魔女狩り煽るワイドショー
「日本には『抗空気罪』という罪があり、これに反すると最も軽くて『村八分』刑に処せられる」「『空気』とはまことに大きな絶対権を持った妖怪である」と、名著『「空気」の研究』で日本人論を展開したのは評論家・山本七平だ。
日本人は「空気」「雰囲気」「風潮」で動く傾向が強い。しかも、宗教を迷信や非理性的なものとして個人の内心に押しとどめようとする人ほど、宗教2世の元信者らの、涙を交えた被害の訴えに感情的な反応を示し、被害者救済と、信仰の自由の重要性や民主主義の原則を峻別(しゅんべつ)して議論することを放棄してしまっていたのではないか。それを意図的に行い、教団バッシングを誘導した反宗教勢力やメディア(主に左派)がもてはやされるのも日本の病理であろう。
テレビ、新聞、週刊誌が教団バッシングを煽(あお)るのとは一線を画し、今年後半の熱狂を分析する論考をたびたび掲載してきた保守系月刊誌が存在することは光明である。その論考は最新号にも載っている。著述家・加藤文宏氏の「ワイドショーが善悪を決めていいのか」(『正論』2月号)だ。ブロガーの藤原かずえ氏の「メディアがつくる『魔女狩り社会』日本」(「Hanada」1月号)などもあり、バッシングの構造的な問題を読み解いている。
旧統一教会を追及したテレビのワイドショーの中でも、加藤氏は日本テレビ系列の「情報ライブ ミヤネ屋」は「特異だった」と指摘した。何が特異かと言えば、弁護士の紀藤正樹、ジャーナリストの有田芳生、鈴木エイトの3氏の名前を挙げて、「旧統一教会の言い分や疑惑の議員を紹介してコメンテーターが解説という名目の『糾弾会』を始めると、異論が挟まれることなく同質の意見だけが反響し合ってあらゆる方向から増幅されて返ってくる『エコーチェンバー現象』が発生」、視聴者は感情の渦に巻き込まれたからだ。
そして、「ミヤネ屋」を筆頭とするワイドショー、カルト問題の専門家、報道機関、政治家などが寄り集まって行われた旧統一教会追及は結局、「魔女狩り」だったのである。この現象を山本七平が指摘した“村八分刑”と言い換えることもできる。

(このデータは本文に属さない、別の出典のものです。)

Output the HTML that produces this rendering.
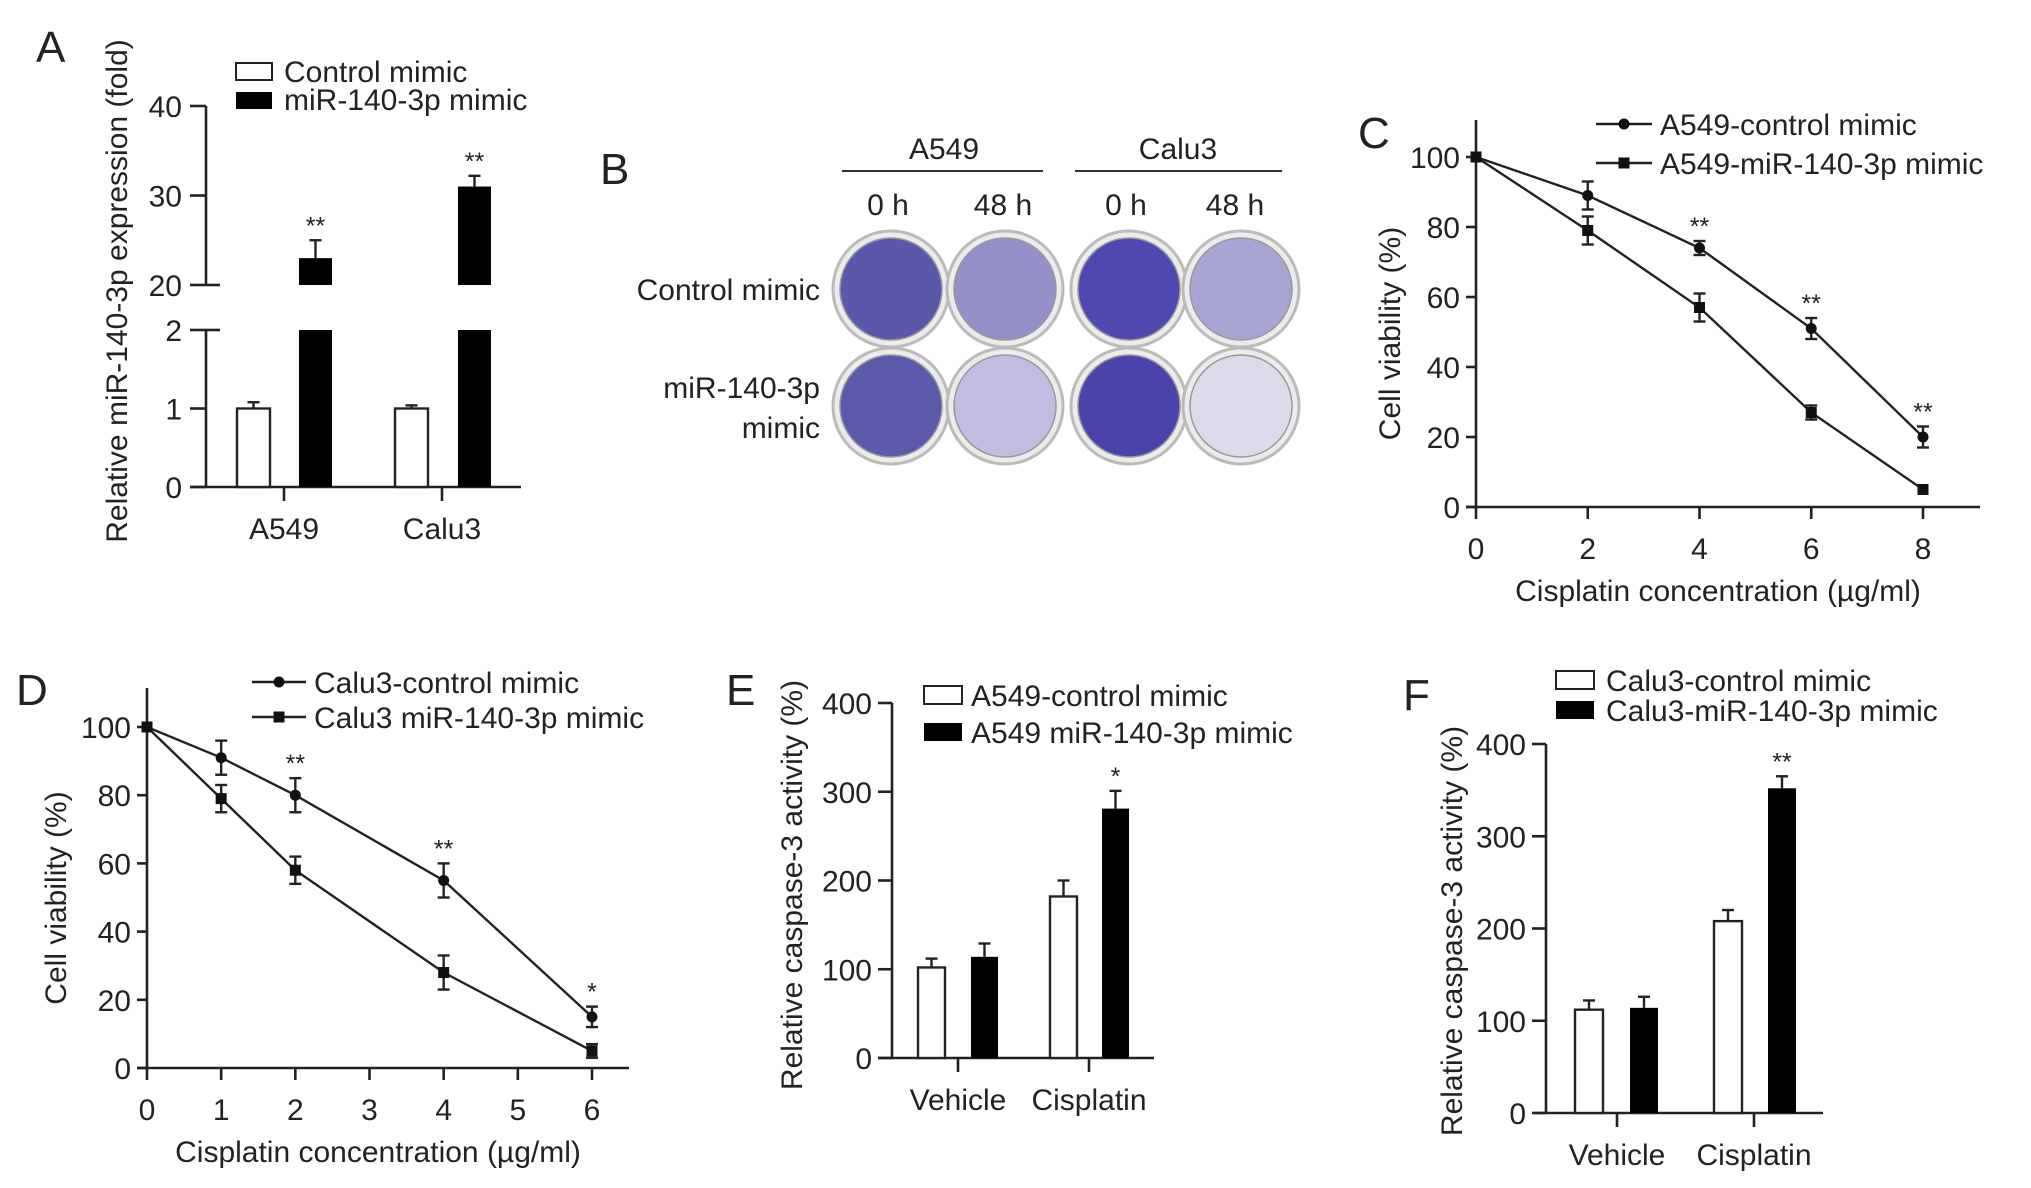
<!DOCTYPE html>
<html><head><meta charset="utf-8"><style>
html,body{margin:0;padding:0;background:#fff}
svg{display:block}
text{font-family:"Liberation Sans",Arial,sans-serif;fill:#222}
</style></head><body>
<svg id="fig" width="2031" height="1188" viewBox="0 0 2031 1188" xmlns="http://www.w3.org/2000/svg">
<g id="pB">
<text x="600" y="184" font-size="44">B</text>
<text x="944" y="159" font-size="30" text-anchor="middle">A549</text>
<line x1="842" y1="171" x2="1043" y2="171" stroke="#333" stroke-width="2"/>
<text x="1178" y="159" font-size="30" text-anchor="middle">Calu3</text>
<line x1="1075" y1="171" x2="1282" y2="171" stroke="#333" stroke-width="2"/>
<text x="888" y="215" font-size="30" text-anchor="middle">0 h</text>
<text x="1003" y="215" font-size="30" text-anchor="middle">48 h</text>
<text x="1126" y="215" font-size="30" text-anchor="middle">0 h</text>
<text x="1235" y="215" font-size="30" text-anchor="middle">48 h</text>
<text x="820" y="300" font-size="30" text-anchor="end">Control mimic</text>
<text x="820" y="398" font-size="30" text-anchor="end">miR-140-3p</text>
<text x="820" y="438" font-size="30" text-anchor="end">mimic</text>
</g>
</svg>
<script>
// Panel A data
const aCats = ["A549", "Calu3"];
const aCtrl = [1.0, 1.0];
const aCtrlErr = [0.08, 0.04];
const aMimic = [23, 31];
const aMimicErr = [2, 1.2];
const aLowTicks = [0, 1, 2];
const aHighTicks = [20, 30, 40];
// Panel C data
const cX = [0, 2, 4, 6, 8];
const cCtrl = [100, 89, 74, 51, 20];
const cCtrlErr = [0, 4, 2, 3, 3];
const cMimic = [100, 79, 57, 27, 5];
const cMimicErr = [0, 4, 4, 2, 0];
const cStars = ["", "", "**", "**", "**"];
const cXTicks = [0, 2, 4, 6, 8];
const cYTicks = [0, 20, 40, 60, 80, 100];
// Panel D data
const dX = [0, 1, 2, 4, 6];
const dCtrl = [100, 91, 80, 55, 15];
const dCtrlErr = [0, 5, 5, 5, 3];
const dMimic = [100, 79, 58, 28, 5];
const dMimicErr = [0, 4, 4, 5, 2];
const dStars = ["", "", "**", "**", "*"];
const dXTicks = [0, 1, 2, 3, 4, 5, 6];
const dYTicks = [0, 20, 40, 60, 80, 100];
// Panel E data
const eCats = ["Vehicle", "Cisplatin"];
const eCtrl = [102, 182];
const eCtrlErr = [10, 18];
const eMimic = [114, 281];
const eMimicErr = [15, 20];
const eStars = ["", "*"];
// Panel F data
const fCats = ["Vehicle", "Cisplatin"];
const fCtrl = [112, 208];
const fCtrlErr = [10, 12];
const fMimic = [114, 352];
const fMimicErr = [12, 13];
const fStars = ["", "**"];
const barYTicks = [0, 100, 200, 300, 400];
// Panel B well colours (image, not data)
const wells = [
 [891,289,"#5a58aa"],[1005,289,"#958fca"],[1129,289,"#4e48b0"],[1241,289,"#a9a5d2"],
 [891,406,"#5b59ab"],[1005,406,"#c2bde0"],[1129,406,"#4a43a9"],[1241,406,"#dddbeb"]];

const NS="http://www.w3.org/2000/svg";
const svg=document.getElementById('fig');
function el(tag,attrs,parent){const e=document.createElementNS(NS,tag);for(const k in attrs)e.setAttribute(k,attrs[k]);(parent||svg).appendChild(e);return e;}
function txt(x,y,s,size,anchor,parent,rot){const t=el('text',{x:x,y:y,'font-size':size,'text-anchor':anchor||'start'},parent);if(rot)t.setAttribute('transform',`rotate(-90 ${x} ${y})`);t.textContent=s;return t;}
const K="#222",SW=2.6,FS=30,LFS=44,SFS=25;
function line(x1,y1,x2,y2,p,w){return el('line',{x1,y1,x2,y2,stroke:K,'stroke-width':w||SW},p);}
function errbar(x,y1,y2,p,cap){line(x,y1,x,y2,p,2.4);line(x-(cap||6),y2,x+(cap||6),y2,p,2.4);}

// wells
const gB=document.getElementById('pB');
wells.forEach((w,i)=>{
 const c=el('circle',{cx:w[0],cy:w[1],r:58,fill:'#ececec',stroke:'#bbb','stroke-width':3},gB);
 
 
 const d=el('circle',{cx:w[0],cy:w[1],r:51,fill:w[2],stroke:'#999','stroke-width':1.5},gB);
 
 
});

// ---------- Panel A ----------
const gA=el('g',{});


txt(36,62,"A",LFS,'start',gA);
const aX0=206, aLowY=v=>487-(v/2)*(487-330), aHighY=v=>285-((v-20)/20)*(285-106);
line(aX0,487,aX0,330,gA);line(aX0,285,aX0,106,gA);
line(190,487,521,487,gA);
aLowTicks.forEach(t=>{line(190,aLowY(t),aX0,aLowY(t),gA);txt(182,aLowY(t)+11,String(t),FS,'end',gA);});
aHighTicks.forEach(t=>{line(190,aHighY(t),aX0,aHighY(t),gA);txt(182,aHighY(t)+11,String(t),FS,'end',gA);});
line(aX0,aLowY(2),220,aLowY(2),gA);line(aX0,aHighY(20),220,aHighY(20),gA);
const aCtrlX=[237,395],aMimX=[299,458],aBW=33,aTickX=[284,442];
aCats.forEach((c,i)=>{
 line(aTickX[i],487,aTickX[i],501,gA);
 txt(aTickX[i],539,c,FS,'middle',gA);
 errbar(aCtrlX[i]+aBW/2,aLowY(aCtrl[i]),aLowY(aCtrl[i]+aCtrlErr[i]),gA);
 const r=el('rect',{x:aCtrlX[i],y:aLowY(aCtrl[i]),width:aBW,height:487-aLowY(aCtrl[i]),fill:'#fff',stroke:K,'stroke-width':2.4},gA);
 
 
 const lo=el('rect',{x:aMimX[i],y:aLowY(2),width:aBW,height:487-aLowY(2),fill:'#000'},gA);
 
 
 errbar(aMimX[i]+aBW/2,aHighY(aMimic[i]),aHighY(aMimic[i]+aMimicErr[i]),gA);
 const hi=el('rect',{x:aMimX[i],y:aHighY(aMimic[i]),width:aBW,height:285-aHighY(aMimic[i]),fill:'#000'},gA);
 
 
 txt(aMimX[i]+aBW/2,aHighY(aMimic[i]+aMimicErr[i])-6,"**",SFS,'middle',gA);
});
el('rect',{x:236,y:63,width:36,height:17,fill:'#fff',stroke:K,'stroke-width':2},gA);
el('rect',{x:236,y:92,width:36,height:17,fill:'#000'},gA);
txt(284,82,"Control mimic",FS,'start',gA);
txt(284,110,"miR-140-3p mimic",FS,'start',gA);
txt(127,291,"Relative miR-140-3p expression (fold)",FS,'middle',gA,true);

// ---------- line chart helper ----------
function lineChart(name,o){
 const g=el('g',{});
 
 
 const X=v=>o.x0+(v-o.xmin)/(o.xmax-o.xmin)*(o.x1-o.x0);
 const Y=v=>o.y0-(v/100)*(o.y0-o.y100);
 line(o.x0,o.y0,o.x0,o.top,g);line(o.x0-10,o.y0,o.xend,o.y0,g);
 o.yTicks.forEach(t=>{line(o.x0-10,Y(t),o.x0,Y(t),g);txt(o.x0-16,Y(t)+11,String(t),FS,'end',g);});
 o.xTicks.forEach(t=>{line(X(t),o.y0,X(t),o.y0+12,g);txt(X(t),o.y0+52,String(t),FS,'middle',g);});
 txt((o.x0+o.xend)/2-10,o.y0+94,"Cisplatin concentration (\u00b5g/ml)",FS,'middle',g);
 txt(o.ytx,(o.y0+o.top)/2+20,"Cell viability (%)",FS,'middle',g,true);
 const pts=(ys)=>o.xs.map((x,i)=>X(x)+','+Y(ys[i])).join(' ');
 const p1=el('polyline',{points:pts(o.ctrl),fill:'none',stroke:K,'stroke-width':2.4},g);
 
 
 const p2=el('polyline',{points:pts(o.mim),fill:'none',stroke:K,'stroke-width':2.4},g);
 
 
 o.xs.forEach((x,i)=>{
  if(o.ctrlErr[i]){errbar(X(x),Y(o.ctrl[i]),Y(o.ctrl[i]+o.ctrlErr[i]),g);errbar(X(x),Y(o.ctrl[i]),Y(o.ctrl[i]-o.ctrlErr[i]),g);}
  if(o.mimErr[i]){errbar(X(x),Y(o.mim[i]),Y(o.mim[i]+o.mimErr[i]),g);errbar(X(x),Y(o.mim[i]),Y(o.mim[i]-o.mimErr[i]),g);}
  const c=el('circle',{cx:X(x),cy:Y(o.ctrl[i]),r:5.5,fill:'#111'},g);
  
  
  const s=el('rect',{x:X(x)-5.5,y:Y(o.mim[i])-5.5,width:11,height:11,fill:'#111'},g);
  
  
  if(o.stars[i])txt(X(x),Y(o.ctrl[i]+o.ctrlErr[i])-6,o.stars[i],SFS,'middle',g);
 });
 line(o.lx0,o.ly1,o.lx1,o.ly1,g,2.4);el('circle',{cx:(o.lx0+o.lx1)/2,cy:o.ly1,r:5.5,fill:'#111'},g);
 line(o.lx0,o.ly2,o.lx1,o.ly2,g,2.4);el('rect',{x:(o.lx0+o.lx1)/2-5.5,y:o.ly2-5.5,width:11,height:11,fill:'#111'},g);
 txt(o.lx1+8,o.ly1+11,o.leg1,FS,'start',g);
 txt(o.lx1+8,o.ly2+11,o.leg2,FS,'start',g);
 txt(o.lab[0],o.lab[1],o.lab[2],LFS,'start',g);
}
lineChart('panel-c-chart',{x0:1476,x1:1923,xmin:0,xmax:8,xend:1980,y0:507,y100:157,top:120,xs:cX,ctrl:cCtrl,ctrlErr:cCtrlErr,mim:cMimic,mimErr:cMimicErr,stars:cStars,xTicks:cXTicks,yTicks:cYTicks,ytx:1400,lx0:1596,lx1:1652,ly1:124,ly2:163,leg1:"A549-control mimic",leg2:"A549-miR-140-3p mimic",lab:[1358,148,"C"]});
lineChart('panel-d-chart',{x0:147,x1:592,xmin:0,xmax:6,xend:629,y0:1068,y100:727,top:688,xs:dX,ctrl:dCtrl,ctrlErr:dCtrlErr,mim:dMimic,mimErr:dMimicErr,stars:dStars,xTicks:dXTicks,yTicks:dYTicks,ytx:66,lx0:252,lx1:306,ly1:682,ly2:717,leg1:"Calu3-control mimic",leg2:"Calu3 miR-140-3p mimic",lab:[16,705,"D"]});

// ---------- bar chart helper ----------
function barChart(name,o){
 const g=el('g',{});
 
 
 const Y=v=>o.y0-(v/400)*(o.y0-o.y400);
 line(o.x0,o.y0,o.x0,o.y400,g);line(o.xa,o.y0,o.xend,o.y0,g);
 barYTicks.forEach(t=>{line(o.x0-14,Y(t),o.x0,Y(t),g);txt(o.x0-20,Y(t)+11,String(t),FS,'end',g);});
 o.cats.forEach((c,i)=>{
  line(o.ticks[i],o.y0,o.ticks[i],o.y0+14,g);
  txt(o.ticks[i],o.y0+52,c,FS,'middle',g);
  errbar(o.cx[i]+o.bw/2,Y(o.ctrl[i]),Y(o.ctrl[i]+o.ctrlErr[i]),g);
  const r=el('rect',{x:o.cx[i],y:Y(o.ctrl[i]),width:o.bw,height:o.y0-Y(o.ctrl[i]),fill:'#fff',stroke:K,'stroke-width':2.4},g);
  
  
  errbar(o.mx[i]+o.bw/2,Y(o.mim[i]),Y(o.mim[i]+o.mimErr[i]),g);
  const b=el('rect',{x:o.mx[i],y:Y(o.mim[i]),width:o.bw,height:o.y0-Y(o.mim[i]),fill:'#000'},g);
  
  
  if(o.stars[i])txt(o.mx[i]+o.bw/2,Y(o.mim[i]+o.mimErr[i])-6,o.stars[i],SFS,'middle',g);
 });
 el('rect',{x:o.lx,y:o.ly1-9,width:38,height:18,fill:'#fff',stroke:K,'stroke-width':2},g);
 el('rect',{x:o.lx,y:o.ly2-9,width:38,height:18,fill:'#000'},g);
 txt(o.ltx,o.ly1+11,o.leg1,FS,'start',g);
 txt(o.ltx,o.ly2+11,o.leg2,FS,'start',g);
 txt(o.ytx,o.yty,"Relative caspase-3 activity (%)",FS,'middle',g,true);
 txt(o.lab[0],o.lab[1],o.lab[2],LFS,'start',g);
}
barChart('panel-e-chart',{x0:892,xa:878,xend:1154,y0:1058,y400:703,cats:eCats,ctrl:eCtrl,ctrlErr:eCtrlErr,mim:eMimic,mimErr:eMimicErr,stars:eStars,cx:[918,1050],mx:[971,1102],bw:27,ticks:[958,1089],lx:924,ly1:695,ly2:732,ltx:971,leg1:"A549-control mimic",leg2:"A549 miR-140-3p mimic",ytx:802,yty:885,lab:[726,705,"E"]});
barChart('panel-f-chart',{x0:1546,xa:1534,xend:1823,y0:1113,y400:744,cats:fCats,ctrl:fCtrl,ctrlErr:fCtrlErr,mim:fMimic,mimErr:fMimicErr,stars:fStars,cx:[1575,1714],mx:[1630,1768],bw:28,ticks:[1617,1754],lx:1556,ly1:680,ly2:710,ltx:1606,leg1:"Calu3-control mimic",leg2:"Calu3-miR-140-3p mimic",ytx:1462,yty:931,lab:[1403,710,"F"]});
</script>
</body></html>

一方、魔女狩り報道の典型例としてTBS「報道特集」を挙げた藤原氏は、岸田文雄首相の旧統一教会との関係「断絶」宣言は「憲法違反」と断じた。なぜなら、「公民権を持つ宗教団体の信者に対し、政策を訴える機会をもつことは、反省に値(あたい)する行為ではありません。逆に、政策を訴える機会をもつことを禁じるとすれば、それは信教を根拠に人間を差別する行為」だからだ、と正論を述べている。
そして、政権支持率の低迷に直面した岸田首相は「マスメディアが主導する群衆の暴走を恐れ、正論を封印して群衆に媚(こ)びたのです。この禁じ手の発動により、過去に麻生太郎総理・安倍晋三総理・菅義偉総理が頑(かたく)なに守ってきた『マスメディアの不合理な攻撃に屈しない』という自民党の政権運営の原則が瓦解(がかい)したと言えます」と述べている。